- EXERCISE BRIEF
Don't copy the pictures; return every other part of the records exactly.

- RECORD EXTRACTS
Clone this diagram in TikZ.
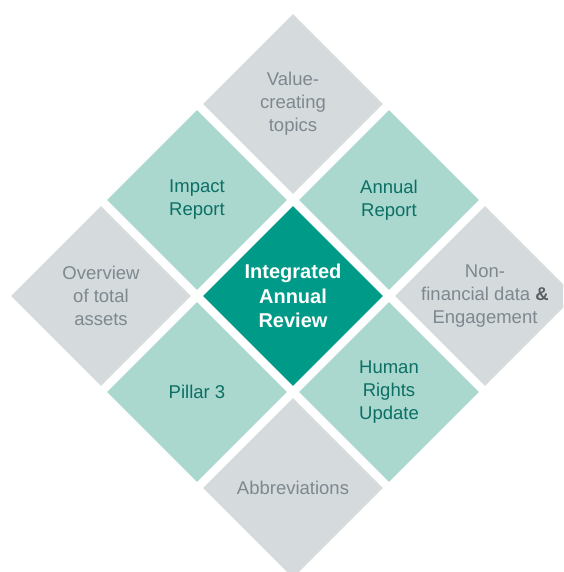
\documentclass[tikz,border=0pt]{standalone}
\usepackage{fontspec}
\setmainfont{Liberation Sans}
\usepackage{tikz}
\usetikzlibrary{shapes.geometric,positioning}

\definecolor{darkteal}{HTML}{009B88}
\definecolor{lightteal}{HTML}{AAD8CF}
\definecolor{tilegrey}{HTML}{D5DADC}
\definecolor{tealtext}{HTML}{0B6F65}
\definecolor{greytext}{HTML}{7D888F}

\tikzset{
  tile/.style={shape=diamond, minimum size=180, inner sep=0, draw=none},
  greytile/.style={tile, fill=tilegrey},
  tealtile/.style={tile, fill=lightteal},
  maintile/.style={tile, fill=darkteal},
  greytxt/.style={align=center, text=greytext, font=\fontsize{18.5}{23}\selectfont},
  tealtxt/.style={align=center, text=tealtext, font=\fontsize{18.5}{23}\selectfont},
  maintxt/.style={align=center, text=white, font=\fontsize{20}{24.5}\selectfont\bfseries}
}

\begin{document}
\begin{tikzpicture}[x=1pt,y=1pt]
  \def\s{96}
  \useasboundingbox (-293,-276) rectangle (270,296);
  \clip (-293,-276) rectangle (270,296);
  % centre
  \node[maintile] (review) at (0,0) {};
  \node[maintxt] (reviewtxt) at (review) {Integrated\\Annual\\Review};
  % inner ring
  \node[tealtile] (impact) at (-\s,\s) {};
  \node[tealtxt] (impacttxt) at (impact) {Impact\\Report};
  \node[tealtile] (annual) at (\s,\s) {};
  \node[tealtxt] (annualtxt) at (annual) {Annual\\Report};
  \node[tealtile] (pillar) at (-\s,-\s) {};
  \node[tealtxt] (pillartxt) at (pillar) {Pillar 3};
  \node[tealtile] (rights) at (\s,-\s) {};
  \node[tealtxt] (rightstxt) at (rights) {Human\\Rights\\Update};
  % outer ring
  \node[greytile] (value) at (0,2*\s) {};
  \node[greytxt] (valuetxt) at (value) {Value-\\creating\\topics};
  \node[greytile] (overview) at (-2*\s,0) {};
  \node[greytxt] (overviewtxt) at (overview) {Overview\\of total\\assets};
  \node[greytile] (nonfin) at (2*\s,0) {};
  \node[greytxt] (nonfintxt) at (nonfin) {Non-\\financial data {\color{greytext!70!black}\textbf{\&}}\\Engagement};
  \node[greytile] (abbrev) at (0,-2*\s) {};
  \node[greytxt] (abbrevtxt) at (abbrev) {Abbreviations};
\end{tikzpicture}
\end{document}
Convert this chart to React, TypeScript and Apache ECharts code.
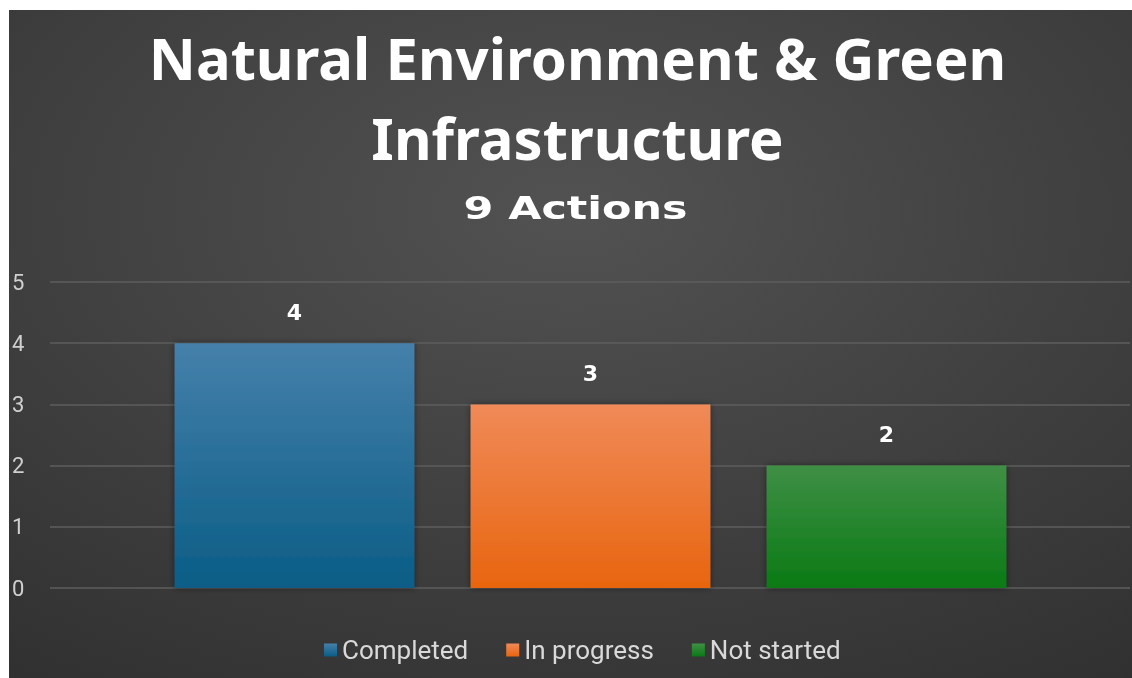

- EXPECTED OUTPUT
Clone this diagram in TikZ.
\documentclass[tikz,border=0pt]{standalone}
\usepackage{fontspec}
\setmainfont{Liberation Sans}
\usepackage{tikz}
\usetikzlibrary{shapes.geometric,positioning}

\definecolor{darkteal}{HTML}{009B88}
\definecolor{lightteal}{HTML}{AAD8CF}
\definecolor{tilegrey}{HTML}{D5DADC}
\definecolor{tealtext}{HTML}{0B6F65}
\definecolor{greytext}{HTML}{7D888F}

\tikzset{
  tile/.style={shape=diamond, minimum size=180, inner sep=0, draw=none},
  greytile/.style={tile, fill=tilegrey},
  tealtile/.style={tile, fill=lightteal},
  maintile/.style={tile, fill=darkteal},
  greytxt/.style={align=center, text=greytext, font=\fontsize{18.5}{23}\selectfont},
  tealtxt/.style={align=center, text=tealtext, font=\fontsize{18.5}{23}\selectfont},
  maintxt/.style={align=center, text=white, font=\fontsize{20}{24.5}\selectfont\bfseries}
}

\begin{document}
\begin{tikzpicture}[x=1pt,y=1pt]
  \def\s{96}
  \useasboundingbox (-293,-276) rectangle (270,296);
  \clip (-293,-276) rectangle (270,296);
  % centre
  \node[maintile] (review) at (0,0) {};
  \node[maintxt] (reviewtxt) at (review) {Integrated\\Annual\\Review};
  % inner ring
  \node[tealtile] (impact) at (-\s,\s) {};
  \node[tealtxt] (impacttxt) at (impact) {Impact\\Report};
  \node[tealtile] (annual) at (\s,\s) {};
  \node[tealtxt] (annualtxt) at (annual) {Annual\\Report};
  \node[tealtile] (pillar) at (-\s,-\s) {};
  \node[tealtxt] (pillartxt) at (pillar) {Pillar 3};
  \node[tealtile] (rights) at (\s,-\s) {};
  \node[tealtxt] (rightstxt) at (rights) {Human\\Rights\\Update};
  % outer ring
  \node[greytile] (value) at (0,2*\s) {};
  \node[greytxt] (valuetxt) at (value) {Value-\\creating\\topics};
  \node[greytile] (overview) at (-2*\s,0) {};
  \node[greytxt] (overviewtxt) at (overview) {Overview\\of total\\assets};
  \node[greytile] (nonfin) at (2*\s,0) {};
  \node[greytxt] (nonfintxt) at (nonfin) {Non-\\financial data {\color{greytext!70!black}\textbf{\&}}\\Engagement};
  \node[greytile] (abbrev) at (0,-2*\s) {};
  \node[greytxt] (abbrevtxt) at (abbrev) {Abbreviations};
\end{tikzpicture}
\end{document}
Convert this chart to React, TypeScript and Apache ECharts code.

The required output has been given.